Among the new political leaders coming under increased criticism is the province’s governor, Qasim Abed al-Fahadawi.

In the absence of new American development aid, dwindling as the United States has urged the government in Baghdad to fill the breach, Mr. Fahadawi has followed the Western model and turned to the private sector for investment and help. The governor was even recognized for his efforts as “global personality of the year” by the London-based magazine Foreign Direct Investment.

But increasingly, the governor’s business affiliations are sounding alarm bells inside the province and elsewhere.

In a recent interview, Mr. Fahadawi made no secret of favoring a small clique of his tribal and business friends over others when it comes to future investments and contracts in the province. His relationship with Sheik Ahmed Abu Risha, who two years ago took the lead role in the American-backed tribal Awakening movement, has caused hard feelings here.

Sheik Ahmed has turned the Awakening movement into the dominant political party here, leading the coalition that runs the Anbar provincial council. Many of the two men’s opponents say that Mr.

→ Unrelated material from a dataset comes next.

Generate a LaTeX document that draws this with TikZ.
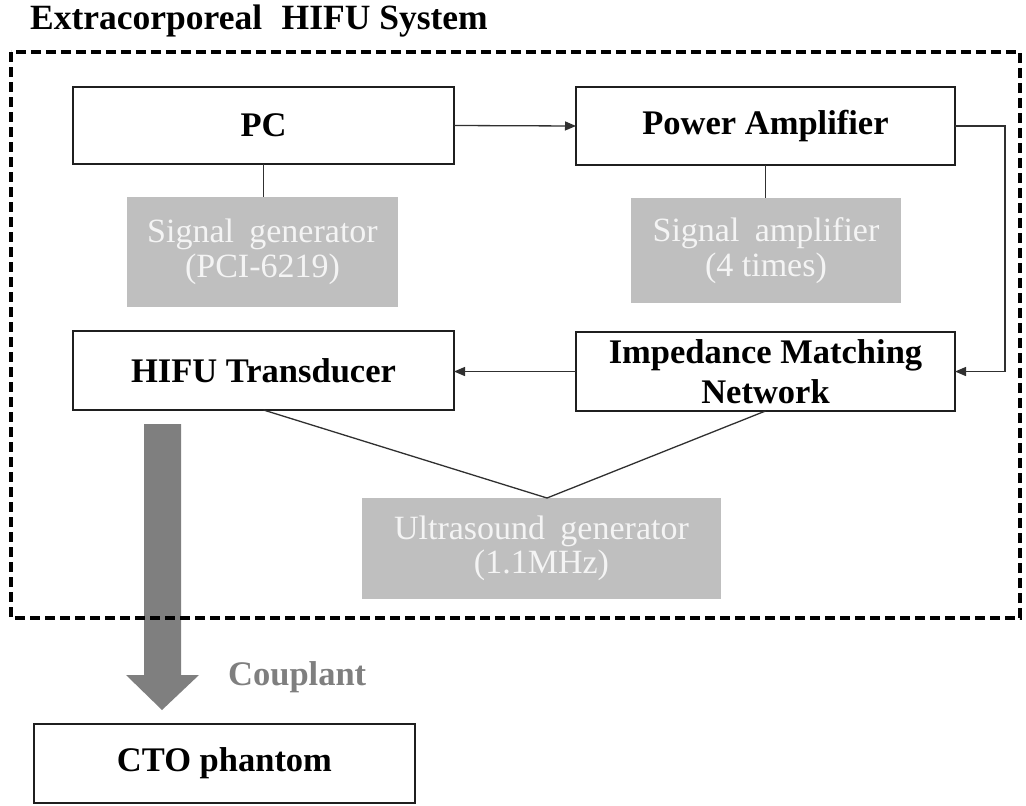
\documentclass[tikz,border=0pt]{standalone}
\usepackage{fontspec}
\setmainfont{Liberation Serif}
\usetikzlibrary{arrows.meta}
\definecolor{boxgray}{HTML}{BFBFBF}
\definecolor{arrowgray}{HTML}{7F7F7F}
\definecolor{linegray}{HTML}{303030}
\definecolor{lighttext}{HTML}{F4F4F4}
\newcommand{\wsp}{\hspace{0.45em}}
\begin{document}
\begin{tikzpicture}[x=1pt,y=-1pt,
  mainbox/.style={draw=black!88,line width=1.5pt,fill=white,inner sep=0pt,outer sep=0pt,align=center,font=\fontsize{34.5}{40}\selectfont\bfseries},
  graybox/.style={fill=boxgray,inner sep=0pt,outer sep=0pt,align=center,text=lighttext,font=\fontsize{34}{34.5}\selectfont},
  conn/.style={draw=linegray,line width=1.3pt},
  arr/.style={conn,-{Triangle[length=11pt,width=9pt]}},
  labeltext/.style={anchor=base west,inner sep=0pt,font=\fontsize{34.5}{40}\selectfont\bfseries},
]
\useasboundingbox (0,0) rectangle (1026,806);

% title
\node[labeltext,font=\fontsize{35.5}{40}\selectfont\bfseries] (title) at (30,29) {Extracorporeal\hspace{0.55em}HIFU System};

% big grey arrow (under the dashed frame)
\fill[arrowgray] (144,424) -- (181,424) -- (181,675) -- (199,675) -- (162,710) -- (126,675) -- (144,675) -- cycle;

% dashed frame
\draw[line width=3.5pt,dash pattern=on 10pt off 5pt] (11,52) rectangle (1020,618);

% boxes
\node[mainbox,minimum width=381pt,minimum height=77pt] (pc) at (263.5,125.5) {PC};
\node[mainbox,minimum width=379pt,minimum height=78pt] (pa) at (765.5,126) {Power Amplifier};
\node[graybox,minimum width=271pt,minimum height=110pt] (sg) at (262.5,252) {Signal\wsp generator\\(PCI-6219)};
\node[graybox,minimum width=270pt,minimum height=105pt] (sa) at (766,250.5) {Signal\wsp amplifier\\(4 times)};
\node[mainbox,minimum width=381pt,minimum height=79pt] (hifu) at (263.5,370.5) {HIFU Transducer};
\node[mainbox,minimum width=379pt,minimum height=79pt] (imn) at (765.5,371.5) {Impedance Matching\\Network};
\node[graybox,minimum width=359pt,minimum height=101pt] (us) at (541.5,548.5) {Ultrasound\wsp generator\\(1.1MHz)};
\node[mainbox,minimum width=381pt,minimum height=79pt] (cto) at (224.5,763.5) {CTO phantom};

\node[labeltext,text=arrowgray] (coup) at (228,685) {Couplant};

\coordinate (apex) at (547,498);

% connectors
\draw[arr] (pc.east) -- (pa.west);
\draw[arr] (pa.east) -- ++(50,0) |- (imn.east);
\draw[arr] (imn.west) -- (imn.west -| hifu.east);
\draw[conn] (pc.south) -- (pc.south |- sg.north);
\draw[conn] (pa.south) -- (pa.south |- sa.north);
\draw[conn] (hifu.south) -- (apex);
\draw[conn] (imn.south) -- (apex);
\end{tikzpicture}
\end{document}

Fahadawi has basically served as Sheik Ahmed’s money manager, with the two combining forces to use their political power to control how business contracts in Anbar are distributed to outside companies.

Both men insist that their business dealings are completely aboveboard, and Mr. Fahadawi says he has helped bring in investment and jobs that have helped revitalize local industries.

One of the biggest deals the men have been involved in is an effort to bring in two companies from the United Arab Emirates, Dana Gas and Crescent Petroleum, to develop Anbar’s giant Akkaz gas field. Sheik Ahmed has taken the lead in the negotiations, and the two companies have committed to helping create as many as 100,000 jobs in the province, Mr. Fahadawi said.

But the men are circumventing the Oil Ministry’s plan to put the contract up for general bidding, instead appealing directly to Mr. Maliki for support. It was one of the main topics Sheik Ahmed and Mr. Maliki discussed when the prime minister visited Anbar this summer. Almost 175 sheep were slaughtered and the meat was distributed in Mr. Maliki’s honor, according to local residents.

Opposing tribal leaders in Anbar see the deal as an attempt by Sheik Ahmed to use national backing to cement his position as the province’s de facto chieftain and to freeze them out of lucrative business interests. They say he already has a dangerous amount of control over the local government and security forces.

“There will be a bloody struggle if he takes it all,” warned Sheik Ghazi, the prominent local businessman.

Another Anbar business magnate, Sheik Tariq Khalaf al-Abdullah, who was instrumental in introducing American forces to the local power structure at the beginning of the Awakening movement, also is fighting the deal. Sheik Tariq is now based in Amman, Jordan, but he has been trying to galvanize the opposition within Anbar.

In an interview in his plush office in Amman, he wondered why the Americans were not taking a bigger role in monitoring Anbar’s affairs. “I am surprised how they could withdraw before tying the loose ends,” he said.

Sheik Tariq established a tribal council and businesses for Anbar’s sheiks that benefited from American money and largesse when it was more abundant in return for allegiance.

Mr. Soriano, the leader of the State Department reconstruction team, said that the United States would continue to assist and advise Anbar’s government but that it would be up to Iraqis to resolve their differences and determine their priorities.

“A nice way to exit Iraq would be for a tribal society to support the structure of local government and local security forces to prevent a setback,” he said.